#### Supplied information:
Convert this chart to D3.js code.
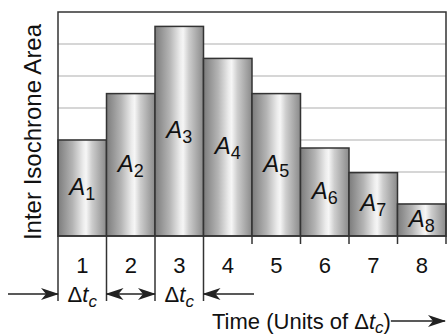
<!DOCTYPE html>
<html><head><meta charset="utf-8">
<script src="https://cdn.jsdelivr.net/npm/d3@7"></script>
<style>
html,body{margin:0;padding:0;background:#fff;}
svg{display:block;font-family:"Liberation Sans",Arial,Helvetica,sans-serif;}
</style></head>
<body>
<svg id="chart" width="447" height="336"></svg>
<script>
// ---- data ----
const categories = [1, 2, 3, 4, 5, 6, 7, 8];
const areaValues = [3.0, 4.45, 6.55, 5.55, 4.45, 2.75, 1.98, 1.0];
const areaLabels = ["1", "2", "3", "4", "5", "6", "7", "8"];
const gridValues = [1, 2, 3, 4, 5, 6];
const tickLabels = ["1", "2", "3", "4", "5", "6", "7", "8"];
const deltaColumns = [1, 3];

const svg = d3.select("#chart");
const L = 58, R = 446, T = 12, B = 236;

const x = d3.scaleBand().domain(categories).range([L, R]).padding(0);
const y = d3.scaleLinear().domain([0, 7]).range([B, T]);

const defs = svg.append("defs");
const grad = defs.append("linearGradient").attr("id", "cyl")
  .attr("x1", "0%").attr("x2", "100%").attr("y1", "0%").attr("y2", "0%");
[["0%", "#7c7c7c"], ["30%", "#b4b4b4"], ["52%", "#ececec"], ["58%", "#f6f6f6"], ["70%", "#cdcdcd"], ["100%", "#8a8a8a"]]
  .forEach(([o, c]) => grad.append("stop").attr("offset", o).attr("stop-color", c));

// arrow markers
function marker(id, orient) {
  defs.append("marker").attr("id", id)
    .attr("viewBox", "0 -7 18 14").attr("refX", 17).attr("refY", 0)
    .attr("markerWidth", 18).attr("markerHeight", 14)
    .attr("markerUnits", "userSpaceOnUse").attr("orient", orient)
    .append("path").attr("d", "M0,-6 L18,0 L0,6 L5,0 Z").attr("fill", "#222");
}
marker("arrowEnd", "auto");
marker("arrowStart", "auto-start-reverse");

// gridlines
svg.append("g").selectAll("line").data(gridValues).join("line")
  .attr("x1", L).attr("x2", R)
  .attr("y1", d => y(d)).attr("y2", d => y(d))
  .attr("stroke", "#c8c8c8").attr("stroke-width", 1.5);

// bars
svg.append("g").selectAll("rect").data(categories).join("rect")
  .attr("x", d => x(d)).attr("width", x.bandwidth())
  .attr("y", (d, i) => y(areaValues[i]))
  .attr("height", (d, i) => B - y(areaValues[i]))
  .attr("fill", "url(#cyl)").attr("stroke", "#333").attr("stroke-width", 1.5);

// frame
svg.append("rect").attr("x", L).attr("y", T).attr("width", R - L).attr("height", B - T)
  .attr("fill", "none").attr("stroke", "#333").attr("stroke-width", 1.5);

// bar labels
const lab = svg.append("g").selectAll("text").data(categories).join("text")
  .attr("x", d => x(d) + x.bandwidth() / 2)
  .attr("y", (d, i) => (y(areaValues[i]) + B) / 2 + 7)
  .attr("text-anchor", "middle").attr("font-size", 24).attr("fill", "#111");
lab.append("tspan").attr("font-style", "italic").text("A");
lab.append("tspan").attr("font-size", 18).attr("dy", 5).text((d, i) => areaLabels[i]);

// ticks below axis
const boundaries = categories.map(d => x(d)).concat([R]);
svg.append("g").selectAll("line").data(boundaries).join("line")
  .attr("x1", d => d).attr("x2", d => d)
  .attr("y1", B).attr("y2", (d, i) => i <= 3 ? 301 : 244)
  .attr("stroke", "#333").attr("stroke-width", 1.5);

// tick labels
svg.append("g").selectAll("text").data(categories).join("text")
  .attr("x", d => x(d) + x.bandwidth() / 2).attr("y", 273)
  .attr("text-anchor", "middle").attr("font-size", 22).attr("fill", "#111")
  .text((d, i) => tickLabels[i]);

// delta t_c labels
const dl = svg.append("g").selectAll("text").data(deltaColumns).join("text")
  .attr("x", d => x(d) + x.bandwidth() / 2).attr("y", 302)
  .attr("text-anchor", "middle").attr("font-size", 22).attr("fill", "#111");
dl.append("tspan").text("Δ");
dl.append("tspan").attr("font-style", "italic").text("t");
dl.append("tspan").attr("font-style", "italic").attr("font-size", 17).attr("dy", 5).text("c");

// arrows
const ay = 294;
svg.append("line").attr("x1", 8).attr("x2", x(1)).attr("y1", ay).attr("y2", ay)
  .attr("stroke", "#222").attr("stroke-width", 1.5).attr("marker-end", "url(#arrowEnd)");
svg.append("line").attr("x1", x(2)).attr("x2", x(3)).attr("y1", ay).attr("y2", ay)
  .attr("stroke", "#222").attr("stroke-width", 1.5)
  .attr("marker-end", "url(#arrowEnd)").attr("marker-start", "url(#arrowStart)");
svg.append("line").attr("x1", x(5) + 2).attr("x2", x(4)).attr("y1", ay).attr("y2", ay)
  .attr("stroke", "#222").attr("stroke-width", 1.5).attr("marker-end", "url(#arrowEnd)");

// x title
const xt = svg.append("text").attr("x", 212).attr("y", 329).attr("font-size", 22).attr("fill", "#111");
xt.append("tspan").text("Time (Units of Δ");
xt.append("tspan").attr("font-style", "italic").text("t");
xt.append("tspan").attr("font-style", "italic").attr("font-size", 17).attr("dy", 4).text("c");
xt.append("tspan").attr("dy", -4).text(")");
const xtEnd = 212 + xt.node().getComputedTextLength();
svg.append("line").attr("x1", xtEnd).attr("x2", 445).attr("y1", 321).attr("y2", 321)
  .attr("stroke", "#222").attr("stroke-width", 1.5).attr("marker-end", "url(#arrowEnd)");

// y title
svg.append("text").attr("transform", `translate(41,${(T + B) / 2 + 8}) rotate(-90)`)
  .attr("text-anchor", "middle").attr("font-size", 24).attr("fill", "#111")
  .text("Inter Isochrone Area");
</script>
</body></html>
--
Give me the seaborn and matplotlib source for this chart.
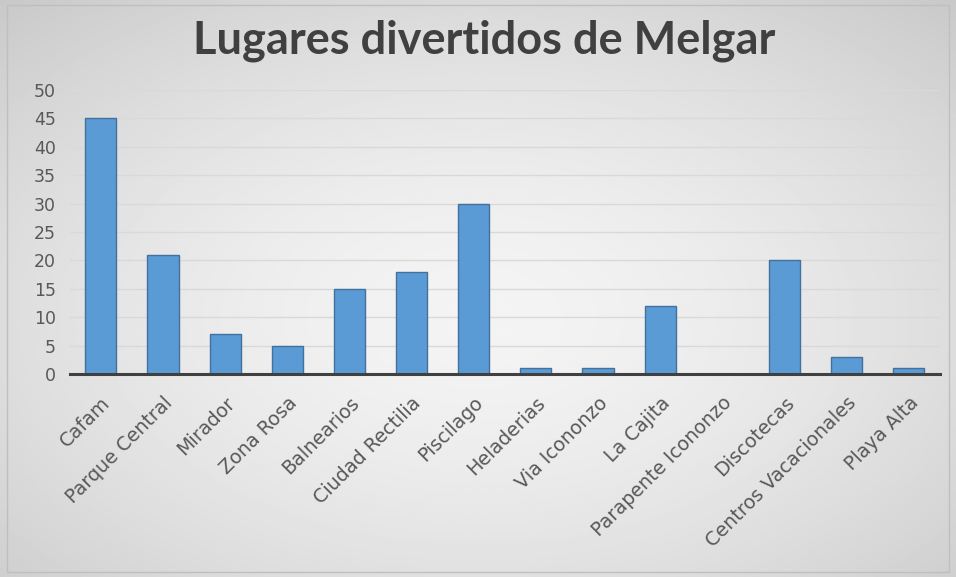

#### Work to complete:
Scan the material above. Extract every line in which the word "this" occurs.

#### Written answer:
Convert this chart to D3.js code.
Give me the seaborn and matplotlib source for this chart.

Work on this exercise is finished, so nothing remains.